Mountain Gorilla – Uganda or Rwanda

Hi all,

We like photography and filming very much. Any idea where it is nicest to see the gorillas? We were advised to go to Rwanda as the sourrounding where you see them is nicer, in the forest instead of banana plantation and that the vegetation is thicker in Uganda which is bad for the light? 

Any advise/information would be very much appreciated.

 

Kind regards

Carmen and Tobi

7 Comments
  1. vladimir dinets 8 years ago

    As far as I know, Uganda gorillas move out of the country once in a while, so it’s less reliable. The cheapest option is Congo-Zaire, but I don’t know if they currently operate gorilla tours.

  2. Profile photo of tomeslice
    tomeslice 8 years ago

    I was under the impression that if you go to Bwindi National Park you don’t see them in the banana plantation, but rather in the forest.

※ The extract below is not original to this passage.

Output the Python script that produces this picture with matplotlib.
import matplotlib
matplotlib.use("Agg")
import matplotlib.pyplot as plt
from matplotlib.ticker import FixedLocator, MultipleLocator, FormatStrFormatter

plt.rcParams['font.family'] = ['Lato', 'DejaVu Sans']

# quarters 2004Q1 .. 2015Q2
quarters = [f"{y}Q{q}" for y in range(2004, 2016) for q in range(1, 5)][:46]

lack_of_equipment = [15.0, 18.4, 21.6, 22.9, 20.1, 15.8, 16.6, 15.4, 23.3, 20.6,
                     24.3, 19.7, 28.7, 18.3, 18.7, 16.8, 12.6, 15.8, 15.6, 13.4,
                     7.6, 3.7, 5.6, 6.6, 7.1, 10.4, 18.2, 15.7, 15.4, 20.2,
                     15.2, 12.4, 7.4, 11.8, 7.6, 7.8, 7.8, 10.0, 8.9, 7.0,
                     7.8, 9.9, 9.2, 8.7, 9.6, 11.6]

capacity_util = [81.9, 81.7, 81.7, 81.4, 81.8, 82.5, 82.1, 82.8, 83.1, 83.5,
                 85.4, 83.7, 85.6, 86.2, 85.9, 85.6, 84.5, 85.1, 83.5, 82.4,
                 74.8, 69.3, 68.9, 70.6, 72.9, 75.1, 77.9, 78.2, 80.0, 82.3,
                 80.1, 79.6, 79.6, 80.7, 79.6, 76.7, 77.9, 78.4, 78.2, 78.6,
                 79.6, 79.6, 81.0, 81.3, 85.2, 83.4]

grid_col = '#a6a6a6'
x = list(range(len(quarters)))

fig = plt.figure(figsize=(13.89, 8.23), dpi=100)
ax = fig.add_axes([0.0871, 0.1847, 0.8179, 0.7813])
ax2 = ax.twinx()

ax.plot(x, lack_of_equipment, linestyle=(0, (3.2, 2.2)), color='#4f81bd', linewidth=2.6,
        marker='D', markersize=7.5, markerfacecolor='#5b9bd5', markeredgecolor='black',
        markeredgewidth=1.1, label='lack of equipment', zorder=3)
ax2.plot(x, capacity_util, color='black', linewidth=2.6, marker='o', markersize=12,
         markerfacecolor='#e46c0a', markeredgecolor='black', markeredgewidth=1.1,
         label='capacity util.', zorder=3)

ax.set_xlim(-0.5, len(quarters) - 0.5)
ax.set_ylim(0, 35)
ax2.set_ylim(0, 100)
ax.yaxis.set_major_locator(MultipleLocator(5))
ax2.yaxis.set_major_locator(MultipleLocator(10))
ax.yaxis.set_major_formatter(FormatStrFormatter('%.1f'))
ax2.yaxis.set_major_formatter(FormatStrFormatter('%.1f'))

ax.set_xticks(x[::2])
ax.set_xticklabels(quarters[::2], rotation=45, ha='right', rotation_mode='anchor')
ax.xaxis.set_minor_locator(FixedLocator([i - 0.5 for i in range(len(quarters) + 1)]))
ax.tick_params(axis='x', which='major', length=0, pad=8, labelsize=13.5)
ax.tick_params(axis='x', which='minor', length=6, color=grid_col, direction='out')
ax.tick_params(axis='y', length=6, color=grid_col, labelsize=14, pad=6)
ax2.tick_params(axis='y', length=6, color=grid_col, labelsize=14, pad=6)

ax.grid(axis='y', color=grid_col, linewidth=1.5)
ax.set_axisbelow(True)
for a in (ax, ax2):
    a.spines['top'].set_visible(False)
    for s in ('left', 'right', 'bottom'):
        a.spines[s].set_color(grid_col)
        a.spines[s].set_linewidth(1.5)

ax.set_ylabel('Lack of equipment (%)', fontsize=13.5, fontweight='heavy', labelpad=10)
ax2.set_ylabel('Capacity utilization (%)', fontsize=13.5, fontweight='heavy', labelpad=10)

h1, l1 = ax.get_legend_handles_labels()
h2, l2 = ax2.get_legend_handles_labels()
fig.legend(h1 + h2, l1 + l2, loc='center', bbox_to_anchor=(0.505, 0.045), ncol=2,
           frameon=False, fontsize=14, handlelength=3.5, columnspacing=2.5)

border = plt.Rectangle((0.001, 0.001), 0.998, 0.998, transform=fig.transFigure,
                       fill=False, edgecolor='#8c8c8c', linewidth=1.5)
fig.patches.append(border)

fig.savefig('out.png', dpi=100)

    Based on the pictures from Des Volcans national park in Rwanda and Bwindi Impenetrable forest in Uganda, I’d say Uganda is the place to go… In my personal opinion the thick rain forest makes the pictures look more “natural” because that’s where you’d expect to see gorillas, other than a zoo. Plus Bwindi is almost 3 times larger and is home to many more species that you can encounter and photograph. That’s what I’d go with personally – Uganda is considered to be the “pearl of Africa” and it’s supposed to be an amazing place. I definitely need to go there some time over the next few years.

    That’s my 2 cents anyway.
    Tomeslice

  3. Profile photo of Jon Hall
    Jon Hall 8 years ago

    Hi, I have seen them in Rwanda and they are in a natural setting there – or at least the group I saw were. You have the option to select different groups and I chose to trek to the group furthest away. Photos on my site

    Jon

  4. Profile photo of Jon Hall
    Jon Hall 8 years ago

    And this is from Bog Berghaier

    Good Morning Jon,

    I wanted to reply to Carmen & Tobi was not able to do so in your comments section.

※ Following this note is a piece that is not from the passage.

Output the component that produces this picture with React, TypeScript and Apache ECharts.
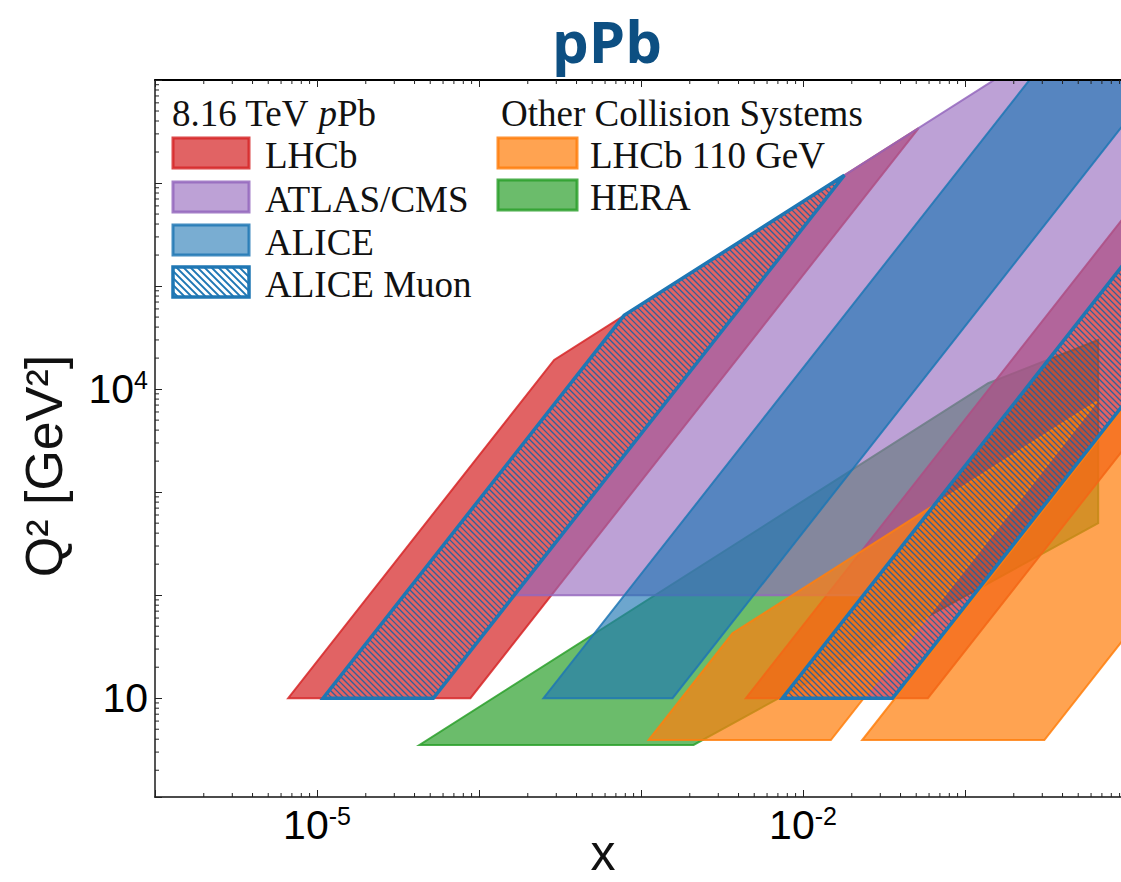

    I have been to Uganda, the Congo and Rwanda and have seen gorillas in the later two. From what I experienced and gorilla pictures I have seen, in theory Rwanda would provide the best photo opportunities. Carmen & Tobi should plan on at least two treks each to different gorilla groups. If they can afford a 3rd trek (permits are $500.00 USD each) it would be money well spent.

    Bob Berghaier

  5. Jerzy 8 years ago

    Hello,

    I was on a trip when we saw Mountain Gorillas in Rwanda, and then the part of our group went again to see them in Bwindi in Uganda.

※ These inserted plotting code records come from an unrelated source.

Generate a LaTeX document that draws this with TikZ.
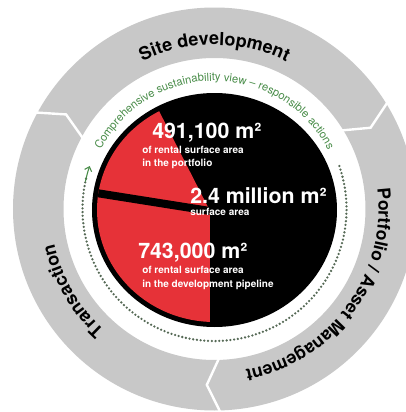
\documentclass[tikz,border=0pt]{standalone}
\usepackage{fontspec}
\setmainfont{TeX Gyre Heros}
\usetikzlibrary{decorations.text,arrows.meta}
\definecolor{ringgray}{RGB}{200,200,200}
\definecolor{piered}{RGB}{230,50,56}
\definecolor{sgreen}{RGB}{72,140,72}
\definecolor{dotgreen}{RGB}{85,105,85}
\tikzset{
  bigval/.style={white, anchor=base west, inner sep=0pt, font=\fontsize{16}{18}\selectfont\bfseries},
  smallval/.style={white, anchor=base west, inner sep=0pt, font=\fontsize{7.5}{9}\selectfont\bfseries},
  seppath/.style={white, line width=1.8pt, line join=miter},
}
\begin{document}
\begin{tikzpicture}[x=0.75pt,y=0.75pt]
\clip (0,0) rectangle (406,412);
\fill[white] (0,0) rectangle (406,412);
\coordinate (C) at (214.5,203);
\coordinate (D) at (214.5,202);
\coordinate (P) at (210,201);
% gray ring
\fill[ringgray, even odd rule] (C) circle[radius=201.5] (C) circle[radius=151];
\foreach \t in {152,32,-88}
  \draw[seppath, shift={(C)}] (\t:148) -- (\t-4.5:176) -- (\t:206);
% ring labels
\path[shift={(C)}, decorate, decoration={text along path, text align=center,
  text={|\fontsize{13.5}{16}\selectfont\bfseries|Site development}}]
  (150:164) arc[start angle=150, end angle=30, radius=164];
\path[shift={(C)}, decorate, decoration={text along path, text align=center,
  text={|\fontsize{13.2}{16}\selectfont\bfseries|Portfolio / Asset Management}}]
  (24:164) arc[start angle=24, end angle=-96, radius=164];
\path[shift={(C)}, decorate, decoration={text along path, text align=center,
  text={|\fontsize{13.5}{16}\selectfont\bfseries|Transaction}}]
  (265:164) arc[start angle=265, end angle=155, radius=164];
% dotted arc with arrow
\draw[dotgreen, line width=1.9pt, line cap=round, dash pattern=on 0pt off 2.8pt, shift={(C)}]
  (19:132) arc[start angle=19, end angle=-194, radius=132];
\draw[sgreen, line width=0.8pt, -{Straight Barb[length=3pt,width=5.5pt]}, shift={(C)}]
  (-192:132) arc[start angle=-192, end angle=-199, radius=132];
% green arc text
\path[shift={(C)}, decorate, decoration={text along path, text align=center,
  text={|\fontsize{8.4}{10}\selectfont\color{sgreen}|Comprehensive sustainability view – responsible actions}}]
  (165:128) arc[start angle=165, end angle=15, radius=128];
% black disc
\fill[black] (D) ellipse[x radius=122.5, y radius=117];
\begin{scope}
  \clip (D) ellipse[x radius=117.5, y radius=112];
  \fill[piered, shift={(P)}] (0,0) -- (117:300) -- (180:300) -- (225:300) -- (270:300) -- cycle;
  \draw[black, line width=6pt] (P) -- ++(171:200);
\end{scope}
% values
\node[bigval] (v1) at (152,274) {491,100 m²};
\node[smallval] (v1a) at (142,259) {of rental surface area};
\node[smallval] (v1b) at (142,246) {in the portfolio};
\node[bigval] (v2) at (190,209) {2.4 million m²};
\node[smallval] (v2a) at (190,196) {surface area};
\node[bigval] (v3) at (138,154) {743,000 m²};
\node[smallval] (v3a) at (142,139) {of rental surface area};
\node[smallval] (v3b) at (142,125) {in the development pipeline};
\end{tikzpicture}
\end{document}
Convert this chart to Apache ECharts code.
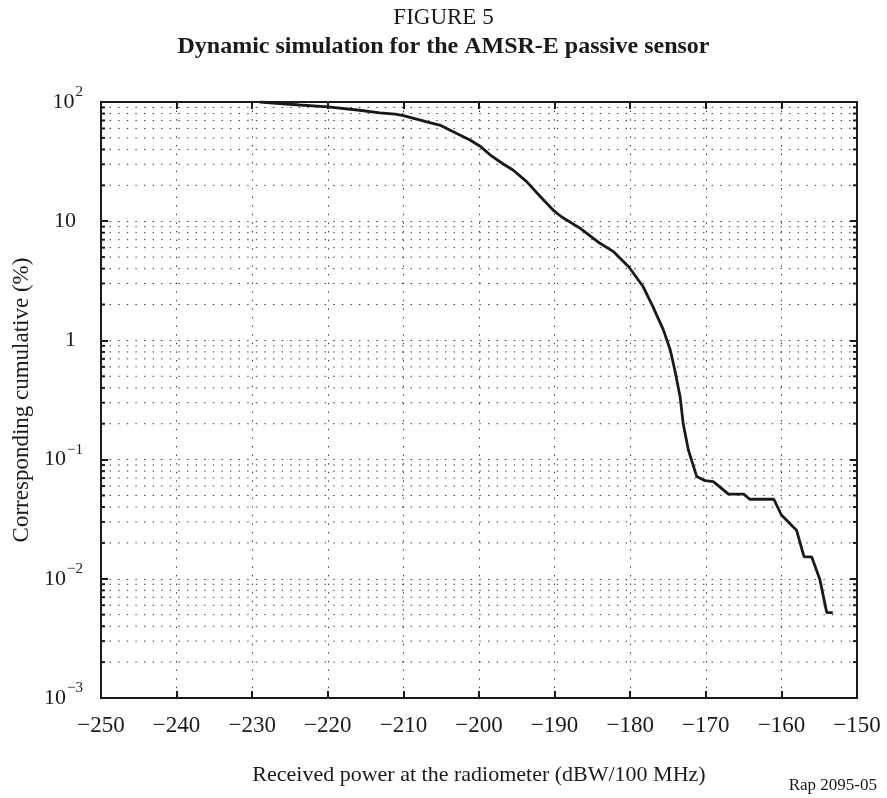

    Rwanda was splendid. People in Bwindi said that views were much worse, because they trekked in very hot bush, not forest, and gorillas were invisible in thick growth for the first part of the visit.

    In general, in both places there are different gorilla groups, and you may get to visit a large group and close by, or a group requiring much trekking and smaller. Apparently officials assign groups to tours every morning, depending from people’s walking ability etc.

    But you get good experience in either park – no wonder as you pay USD500 per tour (which I found quite outrageous, given normal pay in these countries and that national parks in USA and Europe are free to near free).

    We didn’t see any other animals during either gorilla trek, but going by road through Bwindi we saw some nice squirrels during stop. In Uganda part of Virungas I made a nice trek for habituated Golden Guenons, and later saw a single Golden Guenon during bird tour there. Other parks in Uganda are great for mammals.

    best,

  6. Jerzy 8 years ago

    PS. Rwanda was old-growth forest with clearings, good light.

  7. Profile photo of Jon Hall
    Jon Hall 8 years ago

    And another comment from Bob B

    While I agree that $500 USD is a large sum much of this money is used to fund the National Parks and Reserves systems of Rwanda & Uganda. The fact is that the populations of Mtn gorillas in both countries have increased while over a million human beings have died in tribal conflicts. In my opinion the only reason they have survived is because they are a valuable economic resource.